■ WHAT YOU HAVE TO DO ■
Reproduce nothing but the lines from the start of the material through the line that includes "import plotly.graph_objects as go", both ends included, and omit every picture.

+--

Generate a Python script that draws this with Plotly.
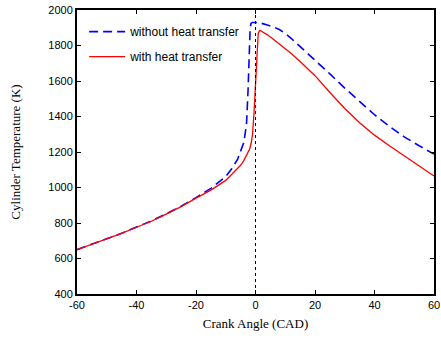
import plotly.graph_objects as go

# Crank angle (CAD) and cylinder temperature (K)
cad_without = [-60, -55, -50, -45, -40, -35, -30, -25, -20, -15, -10, -8, -6, -5, -4, -3.5, -3,
               -2.5, -2.2, -2, -1.8, -1.5, -1, 0, 1, 2, 4, 6, 8, 10, 12, 15, 18, 20, 25, 30,
               35, 40, 45, 50, 55, 60]
temp_without = [650, 680, 710, 742, 777, 812, 852, 895, 943, 995, 1062, 1105, 1160, 1200, 1250,
                1300, 1365, 1550, 1700, 1850, 1900, 1925, 1930, 1930, 1928, 1925, 1915, 1905,
                1890, 1868, 1840, 1795, 1750, 1720, 1640, 1560, 1485, 1410, 1345, 1285, 1235, 1188]

cad_with = [-60, -55, -50, -45, -40, -35, -30, -25, -20, -15, -10, -8, -6, -5, -4, -3, -2, -1.5,
            -1, -0.5, 0, 0.3, 0.6, 0.9, 1.2, 1.5, 2, 4, 6, 8, 10, 12, 15, 18, 20, 25, 30, 35,
            40, 45, 50, 55, 60]
temp_with = [650, 680, 710, 742, 776, 810, 850, 892, 940, 985, 1040, 1075, 1105, 1125, 1150, 1180,
             1215, 1245, 1300, 1420, 1600, 1730, 1810, 1865, 1880, 1885, 1880, 1860, 1835, 1810,
             1785, 1755, 1710, 1660, 1630, 1535, 1445, 1365, 1295, 1235, 1180, 1120, 1065]

x_ticks = [-60, -40, -20, 0, 20, 40, 60]
x_tick_labels = ["-60", "-40", "-20", "0", "20", "40", "60"]
y_ticks = [400, 600, 800, 1000, 1200, 1400, 1600, 1800, 2000]
tdc = 0

fig = go.Figure()
fig.add_trace(go.Scatter(x=cad_without, y=temp_without, mode="lines",
                         name="without heat transfer", legendgroup="a",
                         line=dict(color="#0000ff", width=1.6, dash="9px,5px")))
fig.add_trace(go.Scatter(x=cad_with, y=temp_with, mode="lines",
                         name="with heat transfer", legendgroup="b",
                         line=dict(color="#ff0000", width=1.3)))

fig.add_vline(x=tdc, line=dict(color="black", width=1, dash="dot"))

axis_common = dict(showline=True, linecolor="black", linewidth=2, mirror="ticks",
                   ticks="inside", ticklen=4, tickcolor="black", showgrid=False,
                   zeroline=False, ticklabeloverflow="allow",
                   tickfont=dict(family="Liberation Sans, Arial", size=11, color="black"))

fig.update_xaxes(range=[-60, 60], tickvals=x_ticks, ticktext=x_tick_labels,
                 title=dict(text="Crank Angle (CAD)", standoff=9,
                            font=dict(family="Liberation Serif, Times New Roman", size=13, color="black")),
                 **axis_common)
fig.update_yaxes(range=[400, 2000], tickvals=y_ticks,
                 title=dict(text="Cylinder Temperature (K)", standoff=25,
                            font=dict(family="Liberation Serif, Times New Roman", size=13, color="black")),
                 **axis_common)

fig.update_layout(
    width=441, height=338,
    margin=dict(l=77, r=7, t=10, b=44, autoexpand=False),
    plot_bgcolor="white", paper_bgcolor="white",
    legend=dict(x=0.02, y=0.975, xanchor="left", yanchor="top", bgcolor="rgba(0,0,0,0)",
                tracegroupgap=6, itemwidth=36,
                font=dict(family="Liberation Sans, Arial", size=12, color="black")),
)

fig.write_html("out.html", config={"displayModeBar": False},
               post_script="document.body.style.margin='0';")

+--

■ TASK ANSWER ■
Generate a Python script that draws this with Plotly.
import plotly.graph_objects as go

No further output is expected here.